Europe 1 – 18 février 1998

- "Il ne faut pas cautionner la volonté de guerre de la diplomatie américaine. Je rappelle que l'embargo qui pèse sur l'Irak, depuis maintenant près de huit ans, a fait à peu près un million de morts, principalement des enfants. Les chances de vie à la naissance sont faibles comptes tenus de la malnutrition. Il y a donc là un bilan effroyable dont il serait temps que ceux qui se réclament de la civilisation prennent conscience, parce que ce qui se prépare est, à mon sens, inacceptable du point de vue des valeurs démocratiques et républicaines que la France incarne. Il n'appartient malheureusement pas à la France, dans l'état actuel du monde, d'empêcher la diplomatie américaine, seule superpuissance, d'être ce qu'elle est."

TF1 – 18 février 1998

- "Va position est très claire, nous ne devons en aucun cas cautionner la volonté de guerre de la diplomatie américaine. Je pense qu'il y a une telle démesure qu'il est bon que la France se tienne en dehors et fasse entendre sa différence. Voilà, c'est mon point de vue."

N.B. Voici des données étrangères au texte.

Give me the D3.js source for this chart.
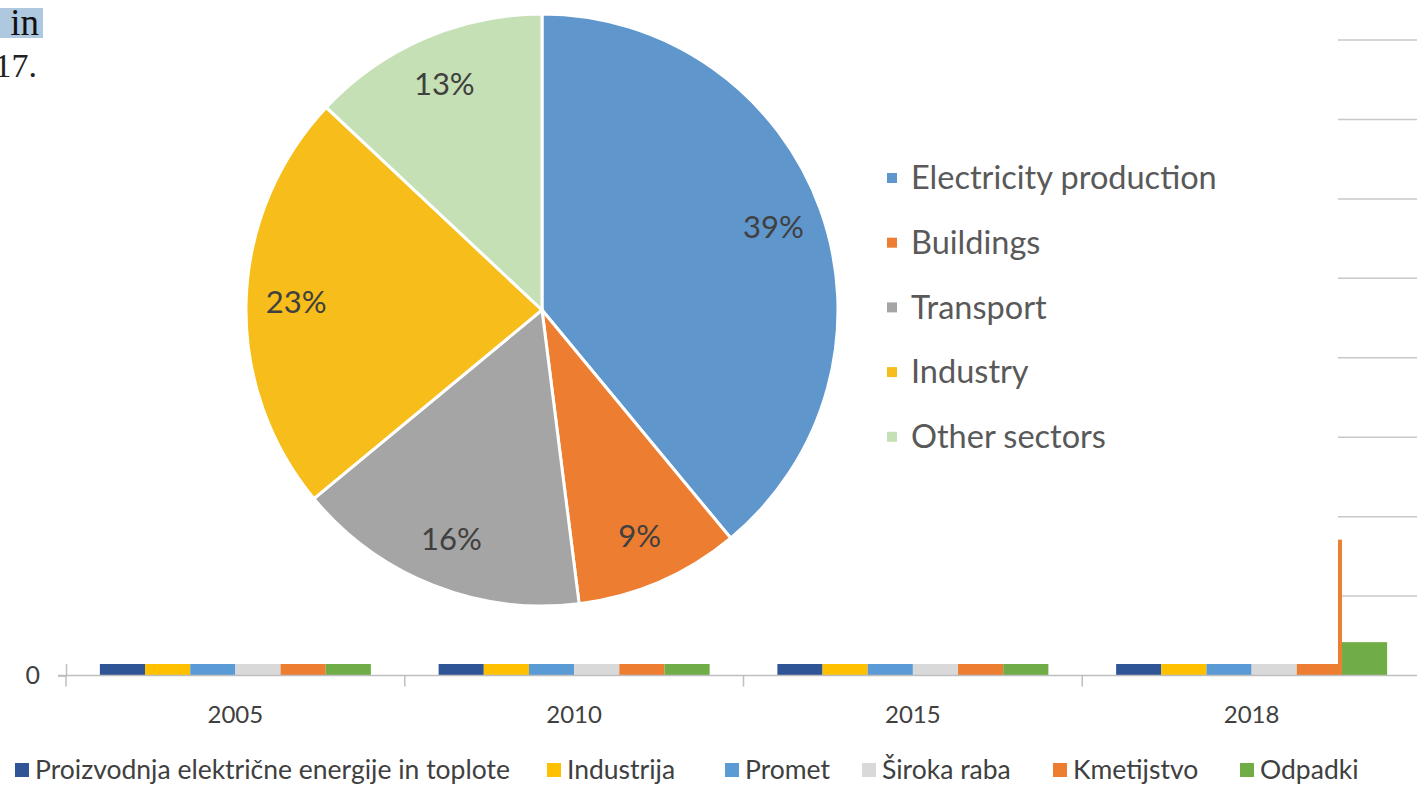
<!DOCTYPE html>
<html>
<head>
<meta charset="utf-8">
<script src="https://cdn.jsdelivr.net/npm/d3@7"></script>
<style>
  body { margin: 0; background: #fff; }
  svg { display: block; font-family: Lato, "Open Sans", sans-serif; }
</style>
</head>
<body>
<svg id="chart" width="1417" height="785"></svg>
<script>
// bar chart underneath (mostly hidden behind the pasted pie picture)
const years = ["2005", "2010", "2015", "2018"];
const sectors = ["Proizvodnja električne energije in toplote", "Industrija", "Promet", "Široka raba", "Kmetijstvo", "Odpadki"];
const sectorColors = ["#2f5597", "#ffc000", "#5b9bd5", "#d9d9d9", "#ed7d31", "#70ad47"];
// values per sector, one per year (kt CO2 eq, estimated; only 2018 Kmetijstvo / Odpadki are visible)
const proizvodnja = [6500, 6300, 4600, 4700];
const industrija = [3000, 2400, 2100, 2100];
const promet = [4500, 5400, 5400, 5800];
const sirokaRaba = [2000, 1800, 1200, 1200];
const kmetijstvo = [1800, 1750, 1700, 1710];
const odpadki = [650, 600, 450, 420];
const gridTicks = [1000, 2000, 3000, 4000, 5000, 6000, 7000, 8000];
const yLabelTicks = [0];   // the other labels sit behind the pasted picture

// pie on top
const pieLabels = ["Electricity production", "Buildings", "Transport", "Industry", "Other sectors"];
const pieValues = [39, 9, 16, 23, 13];
const pieColors = ["#5f97cd", "#ed7d31", "#a5a5a5", "#f6bd1b", "#c6e0b5"];

const svg = d3.select("#chart");
const seriesValues = [proizvodnja, industrija, promet, sirokaRaba, kmetijstvo, odpadki];

const x0 = d3.scaleBand().domain(years).range([66, 1421]);
const x1 = d3.scaleBand().domain(sectors)
    .range([x0.bandwidth() * 0.1, x0.bandwidth() * 0.9]);
const y = d3.scaleLinear().domain([0, 8000]).range([675.5, 40]);
const color = d3.scaleOrdinal().domain(sectors).range(sectorColors);

// gridlines
svg.append("g")
    .selectAll("line")
    .data(gridTicks)
    .enter()
    .append("line")
      .attr("x1", 66).attr("x2", 1417)
      .attr("y1", d => y(d)).attr("y2", d => y(d))
      .attr("stroke", "#c8c8c8").attr("stroke-width", 1.5);

// bars
const groups = svg.append("g")
    .selectAll("g")
    .data(years)
    .enter()
    .append("g")
      .attr("transform", d => `translate(${x0(d)},0)`);

groups.selectAll("rect")
    .data((yr, i) => sectors.map((s, j) => ({sector: s, value: seriesValues[j][i]})))
    .enter()
    .append("rect")
      .attr("x", d => x1(d.sector))
      .attr("width", x1.bandwidth())
      .attr("y", d => y(d.value))
      .attr("height", d => y(0) - y(d.value))
      .attr("fill", d => color(d.sector));

// x axis
const xAxis = svg.append("g")
    .attr("transform", `translate(0,${y(0)})`)
    .call(d3.axisBottom(x0).tickSize(0).tickPadding(30))
    .call(g => g.select(".domain").remove());
xAxis.selectAll("text")
    .attr("font-family", "Lato, 'Open Sans', sans-serif")
    .attr("font-size", 24).attr("fill", "#404040");

svg.append("line")
    .attr("x1", 58).attr("x2", 1417)
    .attr("y1", y(0)).attr("y2", y(0))
    .attr("stroke", "#bfbfbf").attr("stroke-width", 1.5);

// category separators
svg.append("g")
    .selectAll("line")
    .data(years)
    .enter()
    .append("line")
      .attr("x1", d => x0(d)).attr("x2", d => x0(d))
      .attr("y1", y(0)).attr("y2", y(0) + 11)
      .attr("stroke", "#bfbfbf").attr("stroke-width", 1.5);

// y axis
const yAxis = svg.append("g")
    .attr("transform", "translate(66,0)")
    .call(d3.axisLeft(y).tickValues(yLabelTicks).tickSize(8).tickPadding(18))
    .call(g => g.select(".domain").attr("stroke", "#bfbfbf").attr("stroke-width", 1.5));
yAxis.selectAll("line").attr("stroke", "#bfbfbf").attr("stroke-width", 1.5);
yAxis.selectAll("text")
    .attr("font-family", "Lato, 'Open Sans', sans-serif")
    .attr("font-size", 25).attr("fill", "#404040");

// bottom legend
const legendX = [15, 547, 725, 862, 1053, 1240];
const legend = svg.append("g").attr("transform", "translate(0,770)");
sectors.forEach((s, i) => {
    legend.append("rect")
        .attr("x", legendX[i]).attr("y", -7)
        .attr("width", 14).attr("height", 14)
        .attr("fill", color(s));
    legend.append("text")
        .attr("x", legendX[i] + 20)
        .attr("y", 0)
        .attr("dy", "0.35em")
        .attr("font-size", 26.5)
        .attr("fill", "#404040")
        .text(s);
});

// pasted picture with the pie on top of the bar chart
const paste = svg.append("g");
paste.append("rect")
    .attr("x", 0).attr("y", 0)
    .attr("width", 1338).attr("height", 664)
    .attr("fill", "#fff");

// fragment of document text in the corner
paste.append("rect")
    .attr("x", 0).attr("y", 8).attr("width", 43).attr("height", 30)
    .attr("fill", "#aec8df");
paste.append("text")
    .attr("x", 39).attr("y", 35)
    .attr("text-anchor", "end")
    .attr("font-family", "'Liberation Serif', serif")
    .attr("font-size", 37).attr("fill", "#111")
    .text("in");
paste.append("text")
    .attr("x", 37).attr("y", 77)
    .attr("text-anchor", "end")
    .attr("font-family", "'Liberation Serif', serif")
    .attr("font-size", 34).attr("fill", "#222")
    .text("17.");

const cx = 542, cy = 310, radius = 296;
const pie = d3.pie().sort(null).value(d => d);
const arc = d3.arc().innerRadius(0).outerRadius(radius);
const labelArc = d3.arc().innerRadius(246).outerRadius(246);
const pieColor = d3.scaleOrdinal().domain(pieLabels).range(pieColors);

const pieG = paste.append("g").attr("transform", `translate(${cx},${cy})`);
const slices = pie(pieValues);

pieG.selectAll("path")
    .data(slices)
    .enter()
    .append("path")
      .attr("d", arc)
      .attr("fill", (d, i) => pieColor(pieLabels[i]))
      .attr("stroke", "#fff")
      .attr("stroke-width", 3);

pieG.selectAll("text")
    .data(slices)
    .enter()
    .append("text")
      .attr("transform", d => `translate(${labelArc.centroid(d)})`)
      .attr("text-anchor", "middle")
      .attr("dy", "0.35em")
      .attr("font-size", 31)
      .attr("fill", "#404040")
      .text(d => d.data + "%");

const pieLegend = paste.append("g").attr("transform", "translate(887,178)");
pieLabels.forEach((label, i) => {
    pieLegend.append("rect")
        .attr("x", 0).attr("y", i * 64.7 - 5)
        .attr("width", 10).attr("height", 10)
        .attr("fill", pieColor(label));
    pieLegend.append("text")
        .attr("x", 24)
        .attr("y", i * 64.7)
        .attr("dy", "0.35em")
        .attr("font-size", 32.5)
        .attr("fill", "#595959")
        .text(label);
});
</script>
</body>
</html>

France 3 – 22 février 1998

- "Si les Américains font cette énorme bêtise, au moins, cette fois-ci, ils la feront sans nous. Parce qu'il est évident qu'on va jeter du petit bois sur le brasier de l'intégrisme. Cela ne réglera rien, et moi aussi, comme ministre de l'Intérieur, je dois me soucier de la psychologie qui règne dans les pays arabo-musulmans, et même je dirais, je dois me soucier de nos banlieues. Je dois me soucier de l'ordre public. Je suis responsable de la lutte contre le terrorisme. Par conséquent, j'intègre ça dans ma vision des choses."